Janear Garrus made the decision to homeschool her children, but that didn’t mean learning was only taking place at home.
She sought out community with others, attending events and summer camps to provide additional enrichment. An entrepreneur, Garrus organized the events. She founded the Chesapeake Education Alliance in 2015, which organized the Baltimore Children’s Business Fair and Launch Business Camp, then hosted a digital media academy at George Washington University.
They all provided hands-on experience, but each were in different place. With more and more events, Garrus found herself wanting to house all of those in one place.
“Instead of kids having to get it from a camp, a workshop or a one-time experience, I wanted to opportunity to have more hands-on [experiences], more of the year,” she told Technical.ly.
It led Garrus to start Spartek Academy, a Columbia-based private school that’s centered around hands-on instruction. After receiving state certifications, it opened Sept. 1 with eight students in grades K-8, and is looking to expand with students as they grow. An affiliate of Austin-based Acton Academy, the one-room schoolhouse is a multi-age classroom. Alongside reading, writing and math instruction, students spend about 75% of their time on hands-on projects like building a catapult, starting a newspaper or learning about the scientific properties powering cars.
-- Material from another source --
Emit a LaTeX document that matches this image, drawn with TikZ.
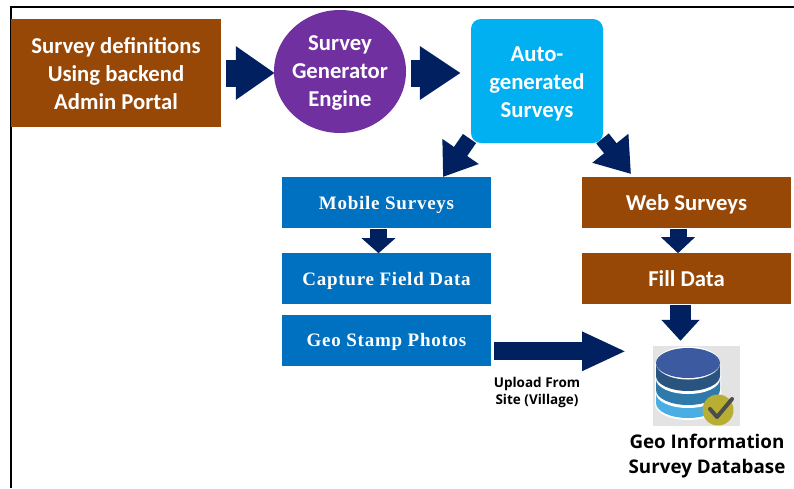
\documentclass[tikz,border=0pt]{standalone}
\usepackage{fontspec}
\usepackage{tikz}
\usetikzlibrary{calc,positioning,arrows.meta,shapes}
\setmainfont{Carlito}
\newfontfamily\serifbold[LetterSpace=4]{Liberation Serif}
\newfontfamily\labelfont{Open Sans}
\definecolor{brownbox}{HTML}{974706}
\definecolor{bluebox}{HTML}{0070C0}
\definecolor{cyanbox}{HTML}{00B0F0}
\definecolor{purplebox}{HTML}{7030A0}
\definecolor{navyarrow}{HTML}{002060}
\definecolor{dbtop}{HTML}{3C5AA0}
\definecolor{dbupper}{HTML}{295480}
\definecolor{dbmiddle}{HTML}{2E7AAB}
\definecolor{dblower}{HTML}{4AAEE4}
\definecolor{dbbadge}{HTML}{B8AF32}
\tikzset{
	bignode/.style={text=white,inner sep=0pt,align=center,font=\fontsize{22.7}{28}\selectfont\bfseries},
	brownnode/.style={bignode,fill=brownbox},
	bluenode/.style={fill=bluebox,text=white,inner sep=0pt,minimum width=209pt,minimum height=51pt,text height=13pt,text depth=0pt,align=center,font=\fontsize{19}{22}\serifbold\bfseries},
	fatarrow/.style={draw=navyarrow,line width=#1},
	fatarrow/.default=17pt,
	dblayer/.style={fill=#1},
}
\begin{document}
\begin{tikzpicture}[x=1pt,y=-1pt]
	\useasboundingbox (0,0) rectangle (794,488);
	\coordinate(topend) at (794,7);
	\coordinate(corner) at (11,7);
	\coordinate(leftend) at (11,488);
	\draw[line width=1.8pt] (topend) -- (corner) -- (leftend);
	% top row
	\node(defs) [brownnode,minimum width=210pt,minimum height=108pt,label={[bignode,yshift=-1pt]center:Survey definitions\\Using backend\\Admin Portal}] at (116,73) {};
	\node(engine) [ellipse,fill=purplebox,inner sep=0pt,minimum width=132pt,minimum height=123pt,label={[bignode,yshift=-1pt]center:Survey\\Generator\\Engine}] at (340,71.5) {};
	\node(auto) [rectangle,rounded corners=10pt,fill=cyanbox,minimum width=132pt,minimum height=124pt,label={[bignode,yshift=-3pt]center:Auto-\\generated\\Surveys}] at (537,81) {};
	% left column
	\node(mobile) [bluenode] at (386.5,202.5) {Mobile Surveys};
	\node(capture) [bluenode,below=25pt of mobile] {Capture Field Data};
	\node(geo) [bluenode,below=10pt of capture] {Geo Stamp Photos};
	% right column
	\node(web) [brownnode,minimum width=209pt,minimum height=51pt,label={[bignode,yshift=-1.5pt]center:Web Surveys}] at (686.5,202.5) {};
	\node(fill) [brownnode,minimum width=209pt,minimum height=51pt,below=25pt of web] {Fill Data};
	% database icon
	\node(db) [fill=black!11,inner sep=0pt,minimum width=87pt,minimum height=80pt] at (696.5,386) {};
	\fill[white] (655,363) -- (655,404) arc[start angle=180,end angle=0,x radius=33,y radius=16] -- (721,363) -- cycle;
	\fill[dblayer=dblower] (656,394) -- (656,403) arc[start angle=180,end angle=0,x radius=32,y radius=15] -- (720,394) -- cycle;
	\fill[white] (656,380) -- (656,393) arc[start angle=180,end angle=0,x radius=32,y radius=15] -- (720,380) -- cycle;
	\fill[dblayer=dbmiddle] (656,378) -- (656,390) arc[start angle=180,end angle=0,x radius=32,y radius=15] -- (720,378) -- cycle;
	\fill[white] (656,367) -- (656,379) arc[start angle=180,end angle=0,x radius=32,y radius=15] -- (720,367) -- cycle;
	\fill[dblayer=dbupper] (656,363) -- (656,376) arc[start angle=180,end angle=0,x radius=32,y radius=15] -- (720,363) -- cycle;
	\fill[white] (688,363) ellipse[x radius=32,y radius=16.5];
	\fill[dblayer=dbtop] (688,363) ellipse[x radius=32,y radius=15];
	\node(badge) [circle,fill=dbbadge,inner sep=0pt,minimum size=31pt] at (718,410) {};
	\coordinate(tick1) at (710,409);
	\coordinate(tick2) at (717,417);
	\coordinate(tick3) at (732,399);
	\draw[line width=4pt,color=black!70,line join=round,line cap=round] (tick1) -- (tick2) -- (tick3);
	% labels
	\node(upload) [align=center,text=black,inner sep=0pt,font=\fontsize{13.5}{17}\labelfont\bfseries] at (537,392) {Upload From\\Site (Village)};
	\node(dbname) [align=center,text=black,inner sep=0pt,font=\fontsize{18.8}{25}\labelfont\bfseries] at (707,456) {Geo Information\\Survey Database};
	% arrows
	\draw[fatarrow=27pt,-{Triangle[length=39pt,width=51pt]}] ($(defs.east)+(5,0)$) -- ($(engine.west |- defs.east)+(1,0)$);
	\draw[fatarrow=27pt,-{Triangle[length=41pt,width=51pt]}] ($(engine.east |- defs.east)+(5,0)$) -- ($(auto.west |- defs.east)+(-10,0)$);
	\coordinate(autoleft) at (469.5,138.5);
	\coordinate(autoright) at (602.5,138.5);
	\coordinate(mobiletip) at (443,177);
	\coordinate(webtip) at (631,174);
	\draw[fatarrow=16pt,-{Triangle[length=31pt,width=42pt]}] (autoleft) -- (mobiletip);
	\draw[fatarrow=16pt,-{Triangle[length=33pt,width=44pt]}] (autoright) -- (webtip);
	\draw[fatarrow,-{Triangle[length=15pt,width=33pt]}] ($(mobile.south)+(-8,1)$) -- ($(capture.north)+(-8,0)$);
	\draw[fatarrow,-{Triangle[length=16pt,width=33pt]}] ($(web.south)+(-8.5,1)$) -- ($(fill.north)+(-8.5,0)$);
	\draw[fatarrow=21pt,-{Triangle[length=21pt,width=37pt]}] ($(fill.south)+(-6,0)$) -- ($(db.north)+(-16,-5)$);
	\draw[fatarrow=18pt,-{Triangle[length=44pt,width=36pt]}] ($(geo.east)+(3,11)$) -- ($(geo.east)+(135,11)$);
\end{tikzpicture}
\end{document}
“It has been really interesting to see how the younger ones learn from the older kids and vice versa,” Garrus said, adding that the focus is on “finding what they’re good at as early as we can and allowing them the space and the opportunity to work in those areas.”
Garrus, who is currently leading the class, serves as a guide. With each new project, she doesn’t share everything the students need to know. Rather, she shares enough to get started, and offers access to the tools that can allow students to complete research and find answers. This can range from edtech resources from Khan Academy to navigating to YouTube on a Spartek-issued Chromebook. Students reach mastery in an area, they don’t receive a grade.
“We are pushing and cheering on innovation and trying to reach conclusions not based on what someone else has done, but based on your own experience,” Garrus said.
At the same time, Spartek is continuing its work in the community. It is hosting a popup centered on architectural gingerbread houses on Saturday Dec. 18, at the Howard County Public Library in Columbia at 3 p.m. In January, it plans to launch after-school programming focused on STEAM activities at its campus in Columbia.
Growing in a Baltimore community that has a rich history in edtech and home to education programs that embrace entrepreneurship and innovation-centered learning models, Garrus’ community organizing experience and the school’s sustainable approach stand to propel Spartek to become a hub for this work in Howard County.